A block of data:
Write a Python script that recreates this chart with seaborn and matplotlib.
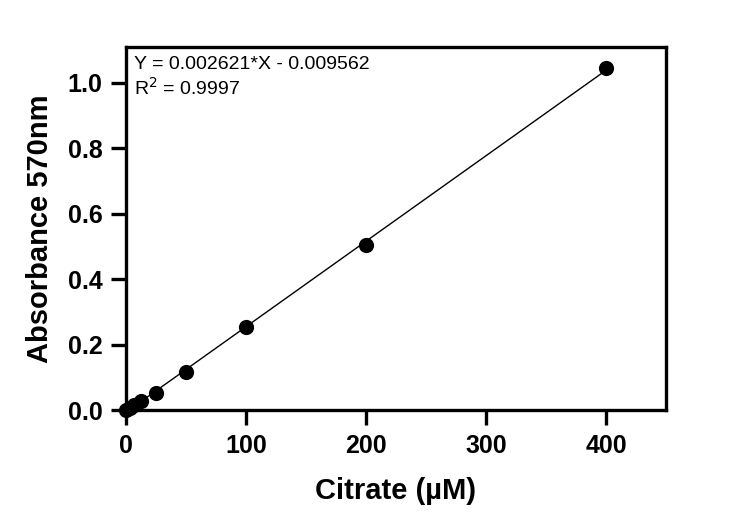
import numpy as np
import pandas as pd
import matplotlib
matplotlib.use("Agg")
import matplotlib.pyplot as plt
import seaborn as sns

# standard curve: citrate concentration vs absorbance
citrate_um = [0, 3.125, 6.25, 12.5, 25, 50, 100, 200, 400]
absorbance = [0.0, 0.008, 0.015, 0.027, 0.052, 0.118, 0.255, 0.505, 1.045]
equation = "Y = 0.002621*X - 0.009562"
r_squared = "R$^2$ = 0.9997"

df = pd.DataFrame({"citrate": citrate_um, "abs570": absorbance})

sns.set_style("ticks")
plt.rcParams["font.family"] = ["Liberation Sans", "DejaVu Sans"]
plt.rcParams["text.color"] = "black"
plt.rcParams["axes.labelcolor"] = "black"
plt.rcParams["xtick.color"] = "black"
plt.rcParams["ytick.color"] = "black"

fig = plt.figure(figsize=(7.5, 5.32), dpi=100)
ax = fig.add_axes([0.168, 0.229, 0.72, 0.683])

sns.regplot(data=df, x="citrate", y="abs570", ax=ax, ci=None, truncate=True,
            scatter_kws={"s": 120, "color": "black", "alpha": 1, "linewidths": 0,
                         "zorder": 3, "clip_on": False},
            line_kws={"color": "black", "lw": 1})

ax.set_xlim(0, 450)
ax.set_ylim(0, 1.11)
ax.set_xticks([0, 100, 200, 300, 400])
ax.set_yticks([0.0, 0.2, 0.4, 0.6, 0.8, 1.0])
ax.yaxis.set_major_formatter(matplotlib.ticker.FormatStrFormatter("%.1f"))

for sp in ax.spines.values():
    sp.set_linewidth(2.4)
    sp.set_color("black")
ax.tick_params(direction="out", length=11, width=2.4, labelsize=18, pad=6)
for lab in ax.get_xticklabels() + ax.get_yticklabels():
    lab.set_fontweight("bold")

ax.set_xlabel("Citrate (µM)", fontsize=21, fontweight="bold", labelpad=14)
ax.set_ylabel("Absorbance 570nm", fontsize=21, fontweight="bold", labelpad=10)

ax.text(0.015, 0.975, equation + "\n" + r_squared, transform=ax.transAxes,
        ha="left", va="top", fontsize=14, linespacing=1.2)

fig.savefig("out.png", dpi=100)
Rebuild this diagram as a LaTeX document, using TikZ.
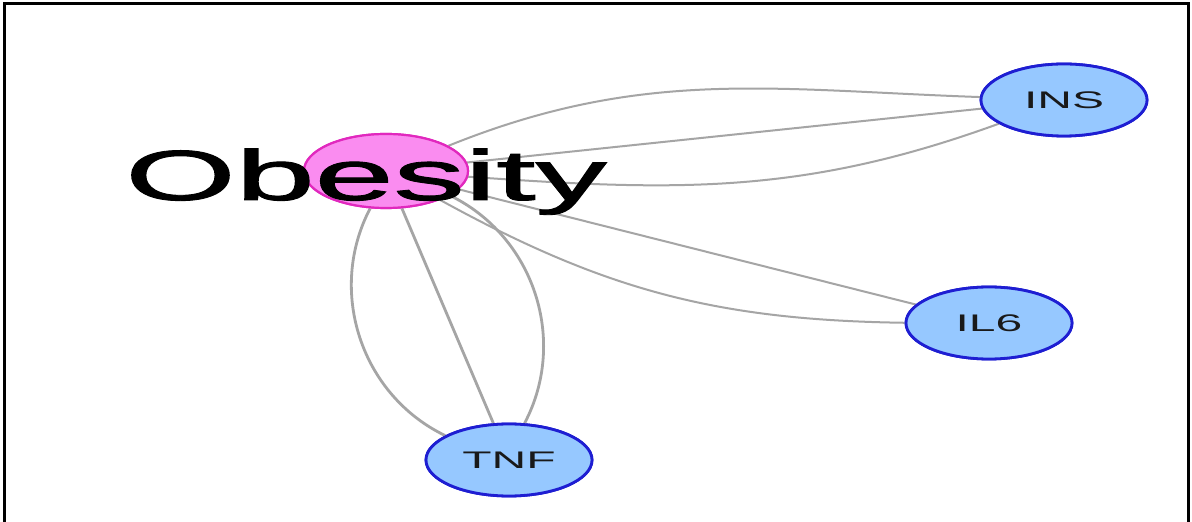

▶ **What is asked**: Gather each line holding the string "this".

▶ **Response below**:
Write a Python script that recreates this chart with seaborn and matplotlib.
Rebuild this diagram as a LaTeX document, using TikZ.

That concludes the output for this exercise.